Much like the paczki evolved from a pre-Lenten Polish treat to achieve widespread popularity in cities across the United States, another ethnic dessert, the chimney cake, has the potential to become a household name. The barbequed pastry that originated in the Hungarian neighborhoods of Transylvania has found its way to Chimney Cake Island in Chicago’s Edgewater neighborhood, where Romanian émigrés Mara Jozefi and Alex Pescaru hope the dessert will become cemented in the local culture.
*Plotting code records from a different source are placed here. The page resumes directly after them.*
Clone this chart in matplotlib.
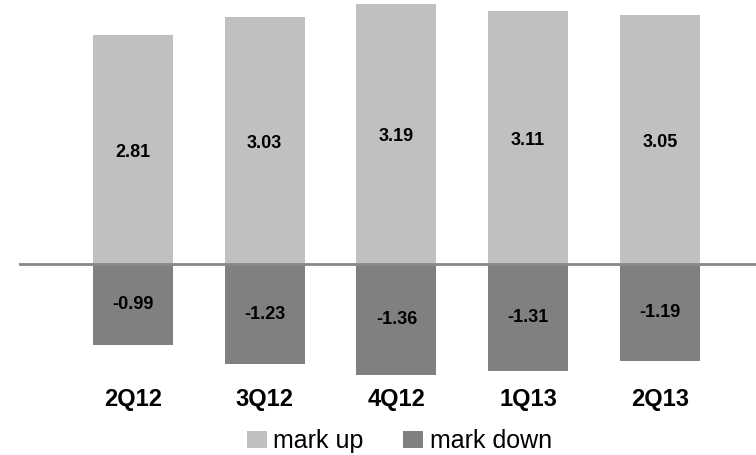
import numpy as np
import matplotlib.pyplot as plt

plt.rcParams['font.family'] = ['Liberation Sans', 'DejaVu Sans']

quarters = ['2Q12', '3Q12', '4Q12', '1Q13', '2Q13']
mark_up = [2.81, 3.03, 3.19, 3.11, 3.05]
mark_down = [-0.99, -1.23, -1.36, -1.31, -1.19]

fig = plt.figure(figsize=(7.56, 4.55), dpi=100)
ax = fig.add_axes([19 / 756, 0, 1 - 19 / 756, 1])

x = np.arange(len(quarters))
w = 0.607
ax.bar(x, mark_up, w, color='#c0c0c0', label='mark up')
ax.bar(x, mark_down, w, color='#808080', label='mark down')
ax.axhline(0, color='#888888', lw=2)

for i in range(len(quarters)):
    ax.annotate('%.2f' % mark_up[i], (x[i], mark_up[i] / 2), xytext=(0, -2),
                textcoords='offset points', ha='center', va='center',
                fontsize=13, fontweight='bold')
    ax.annotate('%.2f' % mark_down[i], (x[i], mark_down[i] / 2),
                ha='center', va='center', fontsize=13, fontweight='bold')
    ax.text(x[i], -1.66, quarters[i], ha='center', va='center',
            fontsize=17, fontweight='bold')

ax.set_xlim(-0.865, 4.73)
ax.set_ylim(-2.34, 3.24)
ax.axis('off')

fig.legend(loc='center', bbox_to_anchor=(0.528, 1 - 441 / 455), ncol=2,
           frameon=False, fontsize=18, handlelength=0.8, handleheight=0.7,
           handletextpad=0.25, columnspacing=1.6, borderpad=0)

fig.savefig('out.png', dpi=100)
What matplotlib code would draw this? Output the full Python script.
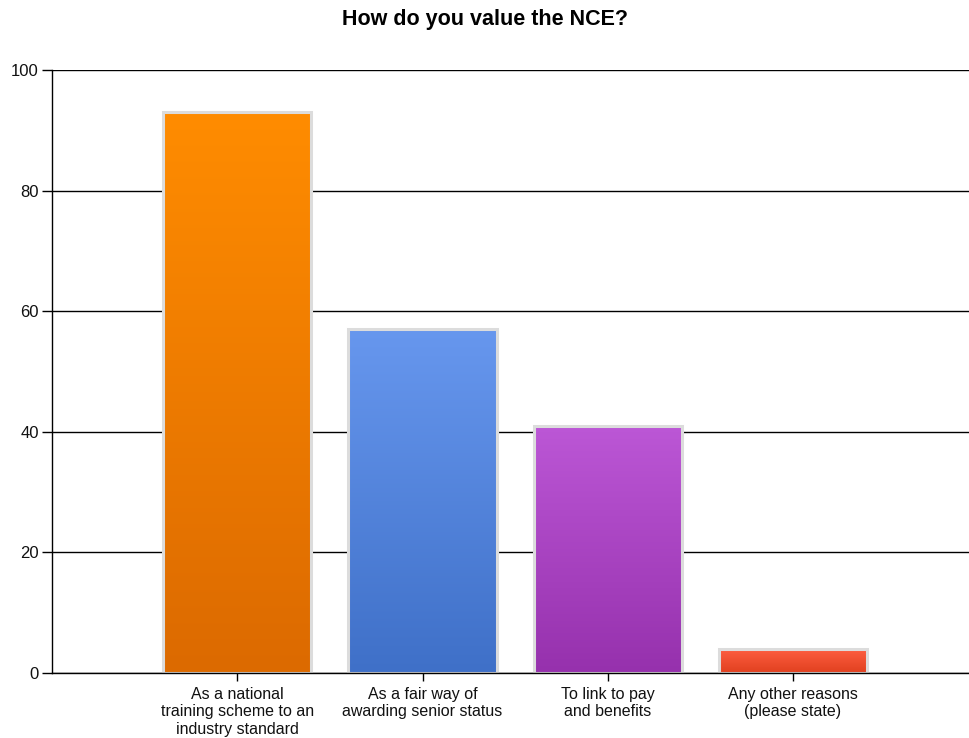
import numpy as np
import matplotlib
matplotlib.use('Agg')
from matplotlib import pyplot as plt
from matplotlib.colors import LinearSegmentedColormap

# chart data
categories = ['As a national\ntraining scheme to an\nindustry standard',
              'As a fair way of\nawarding senior status',
              'To link to pay\nand benefits',
              'Any other reasons\n(please state)']
values = [93, 57, 41, 4]
# gradient colours per bar: (top, bottom)
bar_colors = [('#ff8c00', '#dc6a00'),
              ('#6797ee', '#3f70c8'),
              ('#bc57d6', '#9631ad'),
              ('#ff5f42', '#e0401f')]
yticks = [0, 20, 40, 60, 80, 100]

plt.rcParams['font.family'] = ['Liberation Sans', 'DejaVu Sans']

fig = plt.figure(figsize=(9.69, 7.38), dpi=100)
ax = fig.add_axes([52 / 969, 65 / 738, 1 - 52 / 969, 603 / 738])

x = np.arange(len(values))
width = 0.8
grad = np.linspace(1, 0, 256).reshape(-1, 1)

for xi, v, (top, bot) in zip(x, values, bar_colors):
    cmap = LinearSegmentedColormap.from_list('g', [bot, top])
    ax.imshow(grad, cmap=cmap, aspect='auto', zorder=3,
              extent=(xi - width / 2, xi + width / 2, 0, v), vmin=0, vmax=1)
    ax.bar(xi, v, width=width, facecolor='none', edgecolor='#dcdcdc',
           linewidth=2.2, zorder=4)

ax.set_xlim(-1.0, 3.95)
ax.set_ylim(0, 100)
ax.set_yticks(yticks)
ax.set_xticks(x)
ax.set_xticklabels(categories, fontsize=11.5, color='#111111', linespacing=1.2)
ax.tick_params(axis='y', labelsize=12, length=7, width=1, pad=2.5, labelcolor='#111111')
ax.tick_params(axis='x', length=6, width=1, pad=4)

ax.grid(axis='y', color='black', linewidth=1, zorder=1)
ax.set_axisbelow(True)
for s in ['top', 'right']:
    ax.spines[s].set_visible(False)
for s in ['left', 'bottom']:
    ax.spines[s].set_color('black')
    ax.spines[s].set_linewidth(1)
    ax.spines[s].set_zorder(5)

fig.text(485 / 969, 1 - 20 / 738, 'How do you value the NCE?', ha='center', va='center',
         fontsize=15.5, fontweight='bold')

fig.savefig('out.png', dpi=100)
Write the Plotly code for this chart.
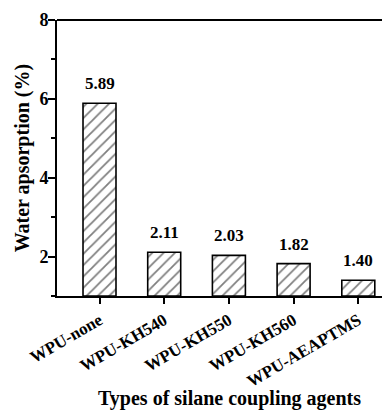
import plotly.graph_objects as go

categories = ["WPU-none", "WPU-KH540", "WPU-KH550", "WPU-KH560", "WPU-AEAPTMS"]
water_absorption = [5.89, 2.11, 2.03, 1.82, 1.40]
value_labels = ["5.89", "2.11", "2.03", "1.82", "1.40"]
y_ticks = [2, 4, 6, 8]
y_minor_ticks = [1, 3, 5, 7]
y_base = 1

FONT = "Liberation Serif"

fig = go.Figure()
fig.add_trace(go.Bar(
    x=list(range(len(categories))),
    y=[v - y_base for v in water_absorption],
    base=y_base,
    width=0.51,
    marker=dict(
        color="white",
        line=dict(color="black", width=1.6),
        pattern=dict(shape="/", fgcolor="black", bgcolor="white", size=8, solidity=0.22),
    ),
    showlegend=False,
))

for i, (v, t) in enumerate(zip(water_absorption, value_labels)):
    fig.add_annotation(x=i, y=v, text=t, showarrow=False, yanchor="bottom", yshift=8,
                       font=dict(family=FONT, size=17, color="black", weight="bold"))

fig.add_annotation(x=0.517, y=-0.37, xref="paper", yref="paper",
                   text="Types of silane coupling agents", showarrow=False,
                   xanchor="center", yanchor="middle",
                   font=dict(family=FONT, size=20, color="black", weight="bold"))

fig.add_annotation(x=-0.104, y=0.5, xref="paper", yref="paper",
                   text="Water apsorption (%)", showarrow=False, textangle=-90,
                   xanchor="center", yanchor="middle",
                   font=dict(family=FONT, size=20, color="black", weight="bold"))

fig.add_shape(type="line", xref="paper", yref="paper", x0=0, x1=1, y0=1, y1=1,
              line=dict(color="black", width=2))

# page body has an 8px margin, so the figure is sized to fill the rest of the window
fig.update_layout(
    width=382, height=402,
    margin=dict(l=49, r=0, t=12, b=114, autoexpand=False),
    paper_bgcolor="white", plot_bgcolor="white",
    font=dict(family=FONT, color="black"),
    xaxis=dict(
        range=[-0.657, 4.49],
        tickvals=list(range(len(categories))),
        ticktext=categories,
        tickangle=-30,
        automargin=False,
        ticks="outside", ticklen=6, tickwidth=1.5, tickcolor="black",
        showline=True, linecolor="black", linewidth=2,
        showgrid=False, zeroline=False,
        tickfont=dict(family=FONT, size=17, color="black", weight="bold"),
    ),
    yaxis=dict(
        range=[1, 8],
        tickvals=y_ticks,
        automargin=False,
        ticks="outside", ticklen=7, tickwidth=1.5, tickcolor="black",
        ticklabelshift=0,
        ticklabelstandoff=-4,
        minor=dict(tickvals=y_minor_ticks, ticks="outside", ticklen=4, tickwidth=1.5, tickcolor="black", showgrid=False),
        showline=True, linecolor="black", linewidth=2,
        showgrid=False, zeroline=False,
        tickfont=dict(family=FONT, size=18, color="black", weight="bold"),
    ),
)

fig.write_html("out.html")
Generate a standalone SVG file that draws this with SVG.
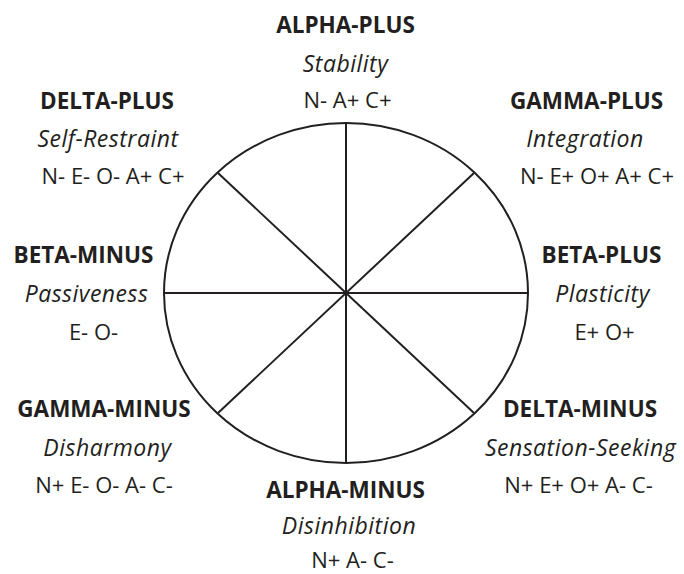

Chimney cakes, or kürtös kalács, take two and a half hours to produce, starting with a sweetened yeast dough that is briefly fermented. The dough is sheeted and cut into strips. Each strip is wrapped around a wooden spindle, brushed with oil and sugar, and baked in an electric rotisserie oven that the owners imported from Romania to mimic the traditional method of barbequing over hot coals.
Once the sugar melts, the pastries can be served or rolled in additional toppings ranging from the traditional walnuts or cinnamon to American favorites, such as Nutella, coconut, peanut butter and chocolate sprinkles. Once the end is broken, the pastry unravels in a long spiral, much like a cinnamon roll. Chimney Cake Island’s best sellers are the original sugar and walnut. Prices range from $4.99 to $5.50, depending on the toppings.
“We tried to cover our costs when we did our prices because everything gets really expensive given the specialty ingredients like walnuts and coconut,” co-owner Jozefi says. “Everything is handmade and takes a lot of physical work.”
Although chimney cakes can be purchased and wrapped to take home, customers are encouraged to eat the cakes fresh out of the oven, as Jozefi and Pescaru bake two to three batches each day.
“It’s a treat that you buy hot and eat right away,” Jozefi says. “We’ve created a recipe that keeps for a longer time, but the best time to eat them is right away.”